Repeat the material verbatim and drop the pictures.

Source material:
** Begin **
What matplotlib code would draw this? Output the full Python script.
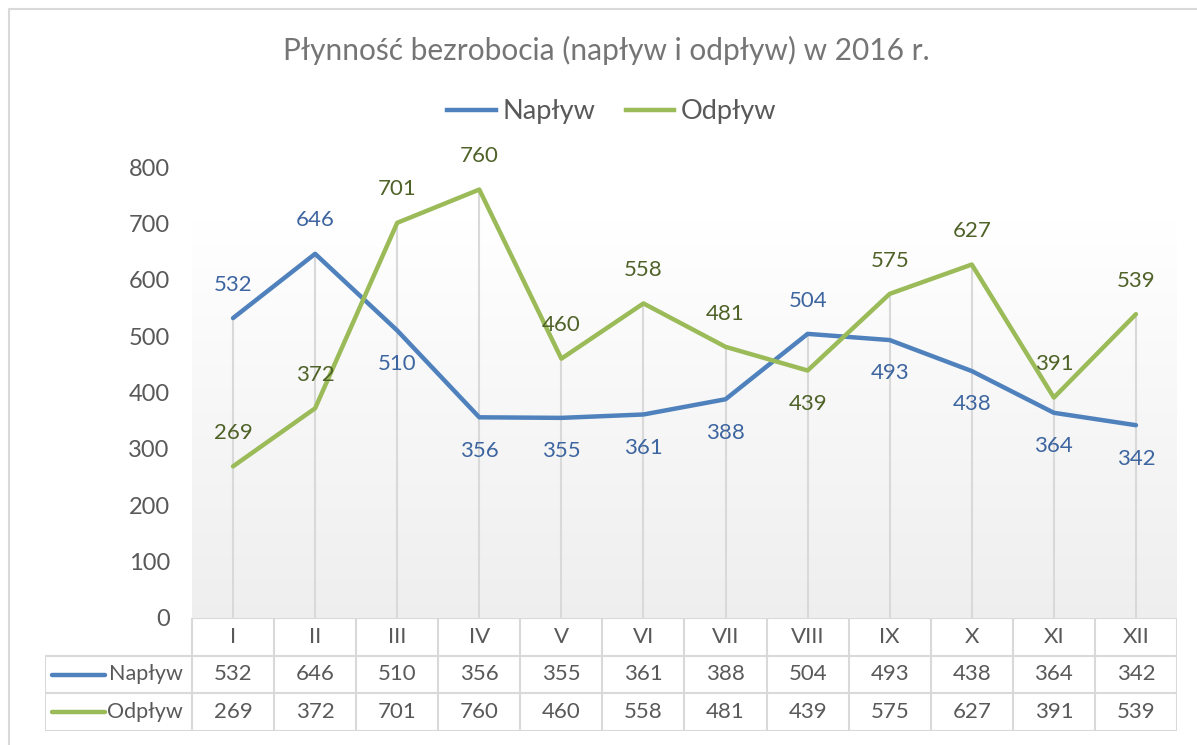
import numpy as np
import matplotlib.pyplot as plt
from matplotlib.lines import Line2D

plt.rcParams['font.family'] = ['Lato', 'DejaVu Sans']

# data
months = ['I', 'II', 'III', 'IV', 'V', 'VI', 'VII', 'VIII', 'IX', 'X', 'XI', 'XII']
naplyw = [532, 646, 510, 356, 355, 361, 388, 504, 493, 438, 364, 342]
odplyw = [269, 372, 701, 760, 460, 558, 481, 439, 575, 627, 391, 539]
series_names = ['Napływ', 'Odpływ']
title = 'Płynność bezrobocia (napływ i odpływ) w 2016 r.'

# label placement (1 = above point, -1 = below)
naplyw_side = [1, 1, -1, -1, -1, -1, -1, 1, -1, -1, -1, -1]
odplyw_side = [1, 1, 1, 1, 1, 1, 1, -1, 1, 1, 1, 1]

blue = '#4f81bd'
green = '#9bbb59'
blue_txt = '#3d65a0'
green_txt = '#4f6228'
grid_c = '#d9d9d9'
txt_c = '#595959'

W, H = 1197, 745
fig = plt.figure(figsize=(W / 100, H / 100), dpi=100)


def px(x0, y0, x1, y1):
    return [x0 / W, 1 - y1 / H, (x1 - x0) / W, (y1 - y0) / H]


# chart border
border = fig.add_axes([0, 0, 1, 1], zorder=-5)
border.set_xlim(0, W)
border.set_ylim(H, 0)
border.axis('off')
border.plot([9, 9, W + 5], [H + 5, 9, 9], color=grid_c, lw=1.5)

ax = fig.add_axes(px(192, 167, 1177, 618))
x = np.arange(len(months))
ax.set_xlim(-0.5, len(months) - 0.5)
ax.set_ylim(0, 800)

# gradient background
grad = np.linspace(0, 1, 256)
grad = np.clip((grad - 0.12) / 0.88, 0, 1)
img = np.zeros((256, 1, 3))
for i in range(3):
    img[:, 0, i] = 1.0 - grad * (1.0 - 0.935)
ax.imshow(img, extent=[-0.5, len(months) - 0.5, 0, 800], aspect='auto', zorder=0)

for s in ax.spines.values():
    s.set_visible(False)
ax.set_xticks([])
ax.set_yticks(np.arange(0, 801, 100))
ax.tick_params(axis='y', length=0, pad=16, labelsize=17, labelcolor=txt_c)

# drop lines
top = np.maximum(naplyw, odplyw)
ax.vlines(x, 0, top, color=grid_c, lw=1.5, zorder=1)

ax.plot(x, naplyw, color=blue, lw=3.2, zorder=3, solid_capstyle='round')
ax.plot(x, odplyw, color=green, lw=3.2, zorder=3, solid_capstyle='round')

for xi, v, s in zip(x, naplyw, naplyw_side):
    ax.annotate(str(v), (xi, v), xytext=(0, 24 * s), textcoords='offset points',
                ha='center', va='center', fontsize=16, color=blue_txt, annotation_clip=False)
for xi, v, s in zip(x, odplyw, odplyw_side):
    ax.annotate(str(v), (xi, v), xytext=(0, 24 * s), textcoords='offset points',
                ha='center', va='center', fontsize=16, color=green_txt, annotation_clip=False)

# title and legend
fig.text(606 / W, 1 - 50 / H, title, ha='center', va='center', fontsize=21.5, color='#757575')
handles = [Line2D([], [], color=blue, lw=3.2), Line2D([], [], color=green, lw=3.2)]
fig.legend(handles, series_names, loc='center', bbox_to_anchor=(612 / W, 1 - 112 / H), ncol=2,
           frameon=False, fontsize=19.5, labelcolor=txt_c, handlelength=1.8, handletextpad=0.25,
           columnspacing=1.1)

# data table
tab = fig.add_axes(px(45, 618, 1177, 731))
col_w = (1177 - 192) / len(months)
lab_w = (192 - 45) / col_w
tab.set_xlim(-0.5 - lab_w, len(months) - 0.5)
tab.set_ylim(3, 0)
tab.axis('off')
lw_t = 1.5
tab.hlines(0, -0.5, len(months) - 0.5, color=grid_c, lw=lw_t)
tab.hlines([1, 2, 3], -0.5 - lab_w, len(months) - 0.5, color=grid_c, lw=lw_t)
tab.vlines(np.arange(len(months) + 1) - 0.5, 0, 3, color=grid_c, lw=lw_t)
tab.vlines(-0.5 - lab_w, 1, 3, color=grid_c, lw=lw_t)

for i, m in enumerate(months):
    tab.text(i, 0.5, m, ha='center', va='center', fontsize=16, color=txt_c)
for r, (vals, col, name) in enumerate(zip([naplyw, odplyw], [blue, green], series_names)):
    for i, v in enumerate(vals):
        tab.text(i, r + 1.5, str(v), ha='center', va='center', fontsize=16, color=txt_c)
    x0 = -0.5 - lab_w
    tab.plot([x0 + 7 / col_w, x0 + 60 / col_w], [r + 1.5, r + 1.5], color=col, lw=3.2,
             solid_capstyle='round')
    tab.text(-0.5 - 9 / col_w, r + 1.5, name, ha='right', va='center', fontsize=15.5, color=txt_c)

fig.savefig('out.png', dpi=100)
** End **
Response to this exercise:
What matplotlib code would draw this? Output the full Python script.
import numpy as np
import matplotlib.pyplot as plt
from matplotlib.lines import Line2D

plt.rcParams['font.family'] = ['Lato', 'DejaVu Sans']

# data
months = ['I', 'II', 'III', 'IV', 'V', 'VI', 'VII', 'VIII', 'IX', 'X', 'XI', 'XII']
naplyw = [532, 646, 510, 356, 355, 361, 388, 504, 493, 438, 364, 342]
odplyw = [269, 372, 701, 760, 460, 558, 481, 439, 575, 627, 391, 539]
series_names = ['Napływ', 'Odpływ']
title = 'Płynność bezrobocia (napływ i odpływ) w 2016 r.'

# label placement (1 = above point, -1 = below)
naplyw_side = [1, 1, -1, -1, -1, -1, -1, 1, -1, -1, -1, -1]
odplyw_side = [1, 1, 1, 1, 1, 1, 1, -1, 1, 1, 1, 1]

blue = '#4f81bd'
green = '#9bbb59'
blue_txt = '#3d65a0'
green_txt = '#4f6228'
grid_c = '#d9d9d9'
txt_c = '#595959'

W, H = 1197, 745
fig = plt.figure(figsize=(W / 100, H / 100), dpi=100)


def px(x0, y0, x1, y1):
    return [x0 / W, 1 - y1 / H, (x1 - x0) / W, (y1 - y0) / H]


# chart border
border = fig.add_axes([0, 0, 1, 1], zorder=-5)
border.set_xlim(0, W)
border.set_ylim(H, 0)
border.axis('off')
border.plot([9, 9, W + 5], [H + 5, 9, 9], color=grid_c, lw=1.5)

ax = fig.add_axes(px(192, 167, 1177, 618))
x = np.arange(len(months))
ax.set_xlim(-0.5, len(months) - 0.5)
ax.set_ylim(0, 800)

# gradient background
grad = np.linspace(0, 1, 256)
grad = np.clip((grad - 0.12) / 0.88, 0, 1)
img = np.zeros((256, 1, 3))
for i in range(3):
    img[:, 0, i] = 1.0 - grad * (1.0 - 0.935)
ax.imshow(img, extent=[-0.5, len(months) - 0.5, 0, 800], aspect='auto', zorder=0)

for s in ax.spines.values():
    s.set_visible(False)
ax.set_xticks([])
ax.set_yticks(np.arange(0, 801, 100))
ax.tick_params(axis='y', length=0, pad=16, labelsize=17, labelcolor=txt_c)

# drop lines
top = np.maximum(naplyw, odplyw)
ax.vlines(x, 0, top, color=grid_c, lw=1.5, zorder=1)

ax.plot(x, naplyw, color=blue, lw=3.2, zorder=3, solid_capstyle='round')
ax.plot(x, odplyw, color=green, lw=3.2, zorder=3, solid_capstyle='round')

for xi, v, s in zip(x, naplyw, naplyw_side):
    ax.annotate(str(v), (xi, v), xytext=(0, 24 * s), textcoords='offset points',
                ha='center', va='center', fontsize=16, color=blue_txt, annotation_clip=False)
for xi, v, s in zip(x, odplyw, odplyw_side):
    ax.annotate(str(v), (xi, v), xytext=(0, 24 * s), textcoords='offset points',
                ha='center', va='center', fontsize=16, color=green_txt, annotation_clip=False)

# title and legend
fig.text(606 / W, 1 - 50 / H, title, ha='center', va='center', fontsize=21.5, color='#757575')
handles = [Line2D([], [], color=blue, lw=3.2), Line2D([], [], color=green, lw=3.2)]
fig.legend(handles, series_names, loc='center', bbox_to_anchor=(612 / W, 1 - 112 / H), ncol=2,
           frameon=False, fontsize=19.5, labelcolor=txt_c, handlelength=1.8, handletextpad=0.25,
           columnspacing=1.1)

# data table
tab = fig.add_axes(px(45, 618, 1177, 731))
col_w = (1177 - 192) / len(months)
lab_w = (192 - 45) / col_w
tab.set_xlim(-0.5 - lab_w, len(months) - 0.5)
tab.set_ylim(3, 0)
tab.axis('off')
lw_t = 1.5
tab.hlines(0, -0.5, len(months) - 0.5, color=grid_c, lw=lw_t)
tab.hlines([1, 2, 3], -0.5 - lab_w, len(months) - 0.5, color=grid_c, lw=lw_t)
tab.vlines(np.arange(len(months) + 1) - 0.5, 0, 3, color=grid_c, lw=lw_t)
tab.vlines(-0.5 - lab_w, 1, 3, color=grid_c, lw=lw_t)

for i, m in enumerate(months):
    tab.text(i, 0.5, m, ha='center', va='center', fontsize=16, color=txt_c)
for r, (vals, col, name) in enumerate(zip([naplyw, odplyw], [blue, green], series_names)):
    for i, v in enumerate(vals):
        tab.text(i, r + 1.5, str(v), ha='center', va='center', fontsize=16, color=txt_c)
    x0 = -0.5 - lab_w
    tab.plot([x0 + 7 / col_w, x0 + 60 / col_w], [r + 1.5, r + 1.5], color=col, lw=3.2,
             solid_capstyle='round')
    tab.text(-0.5 - 9 / col_w, r + 1.5, name, ha='right', va='center', fontsize=15.5, color=txt_c)

fig.savefig('out.png', dpi=100)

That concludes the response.